Time for a swift one
Also back in 2000, my friend Pete had started Pumpkin Pubs, a pub review site spinning out of a film site he’d been running. Pumpkin Pubs was mostly notable for a livid digitised Pumpkin graphic, and for turning into Pumpkin Publog, a team weblog about pubs and pubgoing which all objectivity aside I think was one of the best kept secrets in UK weblogging. I loved writing for it; I loved reading it; I loved the way it shared with NYLPM a commitment to taking tiny things quite seriously.
So we had a declining site with a big audience, and a relatively thriving site with a tiny audience. We also had an itch to write about some things that weren’t music. Or pubs, for that matter. Solution: blindingly obvious.
In August 2003, Freaky Trigger switched to its current form – a collection of themed team blogs touching on most of the vaguely cultural things Pete and I (and Tim Hopkins, who joined up as the third co-editor) enjoyed. Alan Trewartha redesigned the site and suddenly it looked good. Dave Boyle suggested a sports weblog, and Geeta Dayal a science one, and we put both ideas into practise. We kept on thinking of subjects for a seventh blog and decided to do all of them. I decided that I wasn’t sick of writing about music quite yet and started a stupidly long-term project called Popular. We bought Tanya Headon’s services with some cheap Slovenian gin. And here we are.

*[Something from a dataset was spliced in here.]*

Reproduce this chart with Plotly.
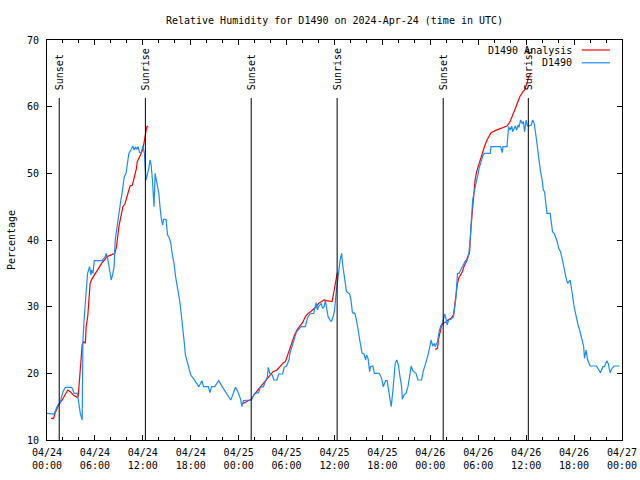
import pandas as pd
import plotly.graph_objects as go

START = pd.Timestamp("2024-04-24 00:00")

# Observed relative humidity (hours since 2024-04-24 00:00 UTC, percent)
obs_hours = [0.0, 0.9, 1.25, 1.67, 2.0, 2.3, 3.1, 3.4, 3.8, 4.0, 4.17, 4.4, 4.5, 4.67, 4.83, 4.96, 5.08, 5.33, 5.5, 5.58,
             5.75, 5.92, 6.9, 7.3, 7.4, 7.6, 7.9, 8.04, 8.25, 8.4, 8.54, 8.75, 9.0, 9.25, 9.4, 9.67, 9.9, 10.1, 10.25, 10.5,
             10.75, 10.9, 11.1, 11.25, 11.4, 11.6, 11.8, 12.0, 12.2, 12.3, 12.4, 12.6, 12.75, 12.9, 13.04, 13.2, 13.33, 13.4, 13.54, 13.67,
             13.83, 14.0, 14.17, 14.33, 14.5, 14.58, 14.9, 15.1, 15.33, 15.5, 15.67, 15.9, 16.1, 16.25, 16.4, 16.6, 16.75, 16.9, 17.1, 17.2,
             17.33, 17.5, 17.67, 17.83, 18.0, 18.33, 18.6, 18.8, 19.0, 19.2, 19.4, 19.6, 20.2, 20.4, 20.6, 21.0, 21.5, 22.0, 22.5, 23.0,
             23.25, 23.6, 23.9, 24.25, 24.4, 24.6, 25.6, 25.8, 26.0, 26.5, 26.7, 27.1, 27.35, 27.6, 27.7, 27.9, 28.2, 28.4, 28.8, 29.0,
             29.5, 29.7, 30.0, 30.3, 30.4, 30.7, 30.9, 31.2, 31.5, 31.85, 32.35, 32.6, 32.9, 33.4, 33.7, 33.85, 34.0, 34.35, 34.5, 34.7,
             34.85, 35.0, 35.2, 35.4, 35.6, 35.85, 36.0, 36.2, 36.35, 36.5, 36.7, 36.9, 37.0, 37.2, 37.35, 37.5, 37.9, 38.05, 38.25, 38.55,
             38.75, 38.95, 39.1, 39.3, 39.45, 39.7, 39.9, 40.0, 40.2, 40.4, 40.5, 40.8, 41.0, 41.6, 41.9, 42.1, 42.4, 42.6, 42.8, 43.0,
             43.1, 43.3, 43.45, 43.6, 43.8, 44.0, 44.2, 44.4, 44.5, 44.7, 44.95, 45.2, 45.4, 45.6, 45.8, 46.2, 46.45, 46.9, 47.1, 47.4,
             47.6, 47.8, 48.0, 48.1, 48.3, 48.5, 48.6, 48.9, 49.1, 49.3, 49.55, 49.8, 50.0, 50.1, 50.3, 50.6, 50.9, 51.05, 51.2, 51.4,
             51.6, 51.8, 52.0, 52.15, 52.4, 52.6, 52.8, 52.97, 53.1, 53.3, 53.5, 53.6, 53.8, 54.0, 54.1, 54.3, 54.5, 54.6, 54.8, 55.5,
             55.6, 56.8, 57.0, 57.1, 57.6, 57.8, 57.98, 58.2, 58.3, 58.5, 58.65, 58.8, 59.0, 59.1, 59.3, 59.5, 59.65, 59.8, 60.0, 60.15,
             60.3, 60.65, 60.8, 61.0, 61.15, 61.3, 61.5, 61.65, 61.8, 62.0, 62.15, 62.3, 62.5, 62.6, 63.0, 63.15, 63.3, 63.5, 63.7, 63.9,
             64.07, 64.3, 64.5, 64.65, 64.8, 65.0, 65.2, 65.5, 65.65, 65.8, 66.0, 66.2, 66.3, 66.5, 66.7, 66.8, 67.0, 67.2, 67.3, 67.5,
             67.7, 68.0, 68.8, 69.1, 69.3, 69.6, 69.8, 70.1, 70.3, 70.5, 70.75, 71.0, 71.7]
obs_values = [14.0, 13.9, 15.0, 15.75, 17.25, 17.9, 17.9, 17.0, 17.0, 15.5, 14.0, 13.0, 25.0, 28.5, 31.0, 34.0, 35.0, 36.0, 34.75, 35.5,
              35.0, 36.9, 36.9, 37.5, 38.0, 37.25, 34.75, 34.0, 35.0, 36.0, 40.0, 42.0, 44.5, 46.0, 47.0, 49.5, 50.0, 51.5, 53.0, 53.5,
              54.1, 53.5, 54.0, 53.6, 54.0, 53.1, 53.1, 54.1, 53.0, 50.75, 49.0, 50.0, 50.75, 52.0, 51.25, 49.0, 46.0, 45.0, 50.0, 49.0,
              48.0, 47.0, 44.75, 43.0, 42.25, 43.1, 43.1, 40.75, 40.25, 39.5, 38.0, 36.5, 34.5, 33.5, 32.0, 31.0, 29.5, 28.0, 26.25, 24.5,
              22.75, 22.0, 21.25, 20.5, 19.75, 19.25, 18.75, 18.25, 18.0, 18.4, 18.9, 18.0, 18.0, 17.1, 18.0, 18.0, 18.9, 17.9, 16.9, 16.0,
              16.75, 17.9, 17.25, 16.1, 15.0, 15.9, 16.0, 16.5, 17.0, 17.1, 17.9, 18.0, 18.9, 19.5, 20.9, 20.0, 19.75, 19.0, 19.0, 19.9,
              19.9, 20.9, 21.1, 22.0, 22.9, 24.1, 25.1, 26.1, 26.6, 27.0, 27.0, 28.25, 28.9, 29.0, 30.6, 29.5, 30.0, 30.5, 29.75, 30.0,
              30.9, 30.0, 28.5, 28.1, 27.75, 28.6, 29.4, 32.0, 34.0, 35.0, 37.0, 38.0, 36.5, 34.5, 33.5, 32.25, 31.9, 31.1, 29.1, 29.0,
              28.0, 26.75, 25.5, 24.0, 23.0, 22.9, 22.0, 22.75, 22.25, 20.25, 21.0, 21.1, 20.0, 20.0, 19.25, 18.0, 18.9, 18.9, 17.25, 16.0,
              15.0, 17.25, 20.0, 21.5, 22.0, 21.25, 19.5, 18.0, 16.1, 16.75, 17.0, 18.0, 19.5, 21.1, 20.4, 20.0, 19.0, 19.0, 20.25, 21.25,
              22.25, 23.25, 24.6, 25.0, 24.1, 24.5, 24.0, 24.75, 26.25, 27.1, 27.6, 28.9, 28.0, 27.25, 28.0, 28.1, 28.5, 29.75, 31.25, 35.0,
              35.0, 35.5, 36.0, 36.5, 36.9, 36.9, 37.75, 39.75, 42.75, 46.0, 47.25, 48.0, 49.0, 50.0, 50.75, 51.5, 52.25, 52.75, 53.0, 53.0,
              54.0, 54.0, 53.1, 54.0, 54.0, 57.0, 56.5, 57.1, 56.25, 56.9, 57.1, 56.5, 57.25, 56.9, 58.0, 57.5, 57.75, 56.25, 58.0, 57.1,
              57.1, 57.25, 58.0, 57.5, 56.5, 55.0, 53.0, 51.5, 50.25, 49.0, 47.5, 47.25, 45.5, 44.0, 44.0, 42.5, 41.25, 41.0, 40.5, 39.75,
              38.75, 38.25, 37.25, 36.5, 35.5, 34.25, 33.5, 34.0, 33.0, 31.75, 30.0, 28.75, 28.0, 27.25, 26.5, 26.0, 25.0, 24.0, 22.25, 23.5,
              22.0, 21.1, 21.1, 20.5, 20.1, 21.0, 21.0, 21.9, 21.4, 20.1, 20.75, 21.1, 21.1]

# Analysis series, one segment per night/morning
ana_hours_day1 = [0.5, 0.83, 1.0, 1.46, 1.9, 2.3, 2.6, 2.9, 3.3, 3.75, 3.9, 4.1, 4.25, 4.4, 4.6, 4.8, 4.9, 5.1, 5.25, 5.4,
                  5.6, 5.8, 6.1, 6.3, 6.6, 6.9, 7.2, 7.5, 7.9, 8.2, 8.5, 8.7, 8.83, 9.0, 9.25, 9.5, 9.75, 9.9, 10.1, 10.4,
                  10.7, 10.8, 11.0, 11.2, 11.3, 11.5, 11.75, 11.9, 12.1, 12.25, 12.33, 12.5, 12.67]
ana_values_day1 = [13.25, 13.25, 14.0, 15.25, 16.0, 17.0, 17.5, 17.25, 16.75, 16.4, 16.5, 19.5, 22.5, 24.25, 24.75, 24.5, 27.0, 28.5, 31.0, 33.5,
                   34.1, 34.5, 35.0, 35.6, 36.1, 36.6, 37.0, 37.5, 37.7, 37.9, 38.0, 39.0, 40.5, 42.0, 43.5, 45.0, 45.4, 46.0, 46.75, 48.1,
                   48.25, 48.75, 49.75, 50.75, 51.75, 52.25, 52.75, 53.25, 54.25, 55.5, 56.25, 57.0, 57.1]
ana_hours_day2 = [24.5, 24.75, 25.2, 25.6, 25.9, 26.25, 26.7, 27.1, 27.5, 27.9, 28.3, 28.8, 29.2, 29.6, 29.85, 30.1, 30.35, 30.7, 31.0, 31.35,
                  31.7, 32.0, 32.35, 32.7, 33.0, 33.35, 33.8, 34.0, 34.35, 34.7, 35.0, 35.4, 35.7, 35.85, 36.0, 36.2, 36.35]
ana_values_day2 = [15.5, 15.6, 15.9, 16.1, 16.75, 17.25, 18.0, 18.5, 19.0, 19.6, 20.25, 20.5, 21.1, 21.6, 21.75, 22.6, 23.75, 24.9, 25.75, 26.6,
                   27.1, 27.6, 28.5, 29.0, 29.25, 29.6, 30.1, 30.5, 30.75, 31.0, 30.9, 30.75, 30.75, 31.75, 32.75, 34.0, 35.1]
ana_hours_day3 = [48.6, 48.9, 49.0, 49.2, 49.4, 49.6, 50.0, 50.2, 50.6, 50.9, 51.05, 51.2, 51.4, 51.55, 51.7, 52.0, 52.2, 52.5, 52.7, 52.9,
                  53.1, 53.3, 53.5, 53.6, 53.8, 54.05, 54.3, 54.6, 54.8, 55.1, 55.4, 55.6, 56.1, 56.6, 57.1, 57.6, 57.98, 58.15, 58.4, 58.65,
                  58.9, 59.2, 59.6, 59.8, 60.1, 60.3, 60.6]
ana_values_day3 = [23.6, 23.75, 25.0, 26.25, 27.1, 27.5, 27.75, 28.0, 28.25, 28.75, 30.25, 31.75, 33.5, 34.25, 34.6, 35.25, 36.0, 36.75, 37.6, 38.0,
                   42.0, 45.0, 48.0, 49.0, 50.25, 51.25, 52.25, 53.5, 54.1, 55.0, 55.75, 56.1, 56.4, 56.6, 56.9, 57.1, 57.75, 58.4, 59.0, 59.75,
                   60.5, 61.5, 62.25, 62.5, 63.5, 64.5, 65.0]

# Sun events (hours since start)
sun_hours = [1.53, 12.32, 25.57, 36.33, 49.61, 60.27]
sun_labels = ["Sunset", "Sunrise", "Sunset", "Sunrise", "Sunset", "Sunrise"]
sun_line_top = 61.3
sun_label_y = 62.2

tick_hours = [0, 6, 12, 18, 24, 30, 36, 42, 48, 54, 60, 66, 72]
tick_labels = ["04/24<br>00:00", "04/24<br>06:00", "04/24<br>12:00", "04/24<br>18:00",
               "04/25<br>00:00", "04/25<br>06:00", "04/25<br>12:00", "04/25<br>18:00",
               "04/26<br>00:00", "04/26<br>06:00", "04/26<br>12:00", "04/26<br>18:00",
               "04/27<br>00:00"]

FONT = "DejaVu Sans Mono"
RED = "#ff0000"
BLUE = "#1a8cff"
FIG_W, FIG_H = 640, 480


def to_time(hours):
    return [None if h is None else START + pd.Timedelta(hours=h) for h in hours]


ana_hours = ana_hours_day1 + [None] + ana_hours_day2 + [None] + ana_hours_day3
ana_values = ana_values_day1 + [None] + ana_values_day2 + [None] + ana_values_day3

fig = go.Figure()
fig.add_trace(go.Scatter(x=to_time(ana_hours), y=ana_values, mode="lines",
                         line=dict(color=RED, width=1.2), name="D1490 Analysis",
                         connectgaps=False, showlegend=False))
fig.add_trace(go.Scatter(x=to_time(obs_hours), y=obs_values, mode="lines",
                         line=dict(color=BLUE, width=1.2), name="D1490", showlegend=False))

for h, lab in zip(sun_hours, sun_labels):
    t = START + pd.Timedelta(hours=h)
    fig.add_shape(type="line", xref="x", yref="y", x0=t, x1=t, y0=10, y1=sun_line_top,
                  line=dict(color="black", width=1))
    fig.add_annotation(x=t, y=sun_label_y, xref="x", yref="y", text=lab, textangle=-90,
                       showarrow=False, xanchor="center", yanchor="bottom",
                       font=dict(family=FONT, size=10, color="black"))

# Manual gnuplot-style key (text right, sample on the right)
legend_items = [("D1490 Analysis", RED, 0.975), ("D1490", BLUE, 0.943)]
for name, col, yp in legend_items:
    fig.add_annotation(x=0.9165, y=yp, xref="paper", yref="paper", text=name, showarrow=False,
                       xanchor="right", yanchor="middle", font=dict(family=FONT, size=10, color="black"))
    fig.add_shape(type="line", xref="paper", yref="paper", x0=0.930, x1=0.979, y0=yp, y1=yp,
                  line=dict(color=col, width=1.2))

fig.update_layout(
    width=FIG_W, height=FIG_H,
    margin=dict(l=47, r=18, t=40, b=40, autoexpand=False),
    paper_bgcolor="white", plot_bgcolor="white",
    font=dict(family=FONT, size=10, color="black"),
    title=dict(text="Relative Humidity for D1490 on 2024-Apr-24 (time in UTC)",
               x=(47 + 575 / 2) / FIG_W, xanchor="center", y=1 - 20.5 / FIG_H, yanchor="middle",
               font=dict(family=FONT, size=10, color="black")),
    showlegend=False,
)
fig.update_xaxes(
    type="date", automargin=False,
    range=[START, START + pd.Timedelta(hours=72)],
    tickmode="array", tickvals=to_time(tick_hours), ticktext=tick_labels,
    ticks="inside", ticklen=5, tickcolor="black", tickwidth=1,
    minor=dict(ticks="inside", ticklen=3, dtick=2 * 3600 * 1000, tick0=START, tickcolor="black", showgrid=False),
    showline=True, linecolor="black", linewidth=1, mirror="allticks",
    showgrid=False, zeroline=False,
    tickfont=dict(family=FONT, size=10, color="black"),
    ticklabelstandoff=3,
)
fig.update_yaxes(
    automargin=False,
    range=[10, 70], tickmode="linear", tick0=10, dtick=10,
    ticks="inside", ticklen=5, tickcolor="black", tickwidth=1,
    showline=True, linecolor="black", linewidth=1, mirror="allticks",
    showgrid=False, zeroline=False,
    tickfont=dict(family=FONT, size=10, color="black"),
    ticklabelstandoff=5,
    title=dict(text="Percentage", font=dict(family=FONT, size=10, color="black"), standoff=9),
)

# remove the browser's default 8px page margin so the 640x480 figure fills the window
fig.write_html("out.html", config={"displayModeBar": False},
               post_script="document.body.style.margin='0';document.body.style.overflow='hidden';")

Freaky Trigger is not comprehensive. It will cover some things at enormous length and miss out many others entirely. We do our best to make sure every blog is interesting but even so hardly anyone reads the whole lot. It is not particularly inclusive – despite a few efforts and some magnificent exceptions we’ve not had much luck at expanding our circle beyond our social circle. On the other hand this means we sometimes feel like a group of mates bouncing ideas about in a pub. And that feels good. We are a trivial site by and large, but as a reader one of the things I like about FT is the way it will offhandedly drop really good points and ideas into the most unlikely of contexts. An acquired taste certainly, but that’s moot really, as we’ve been here six years and we’re not planning on going anywhere yet!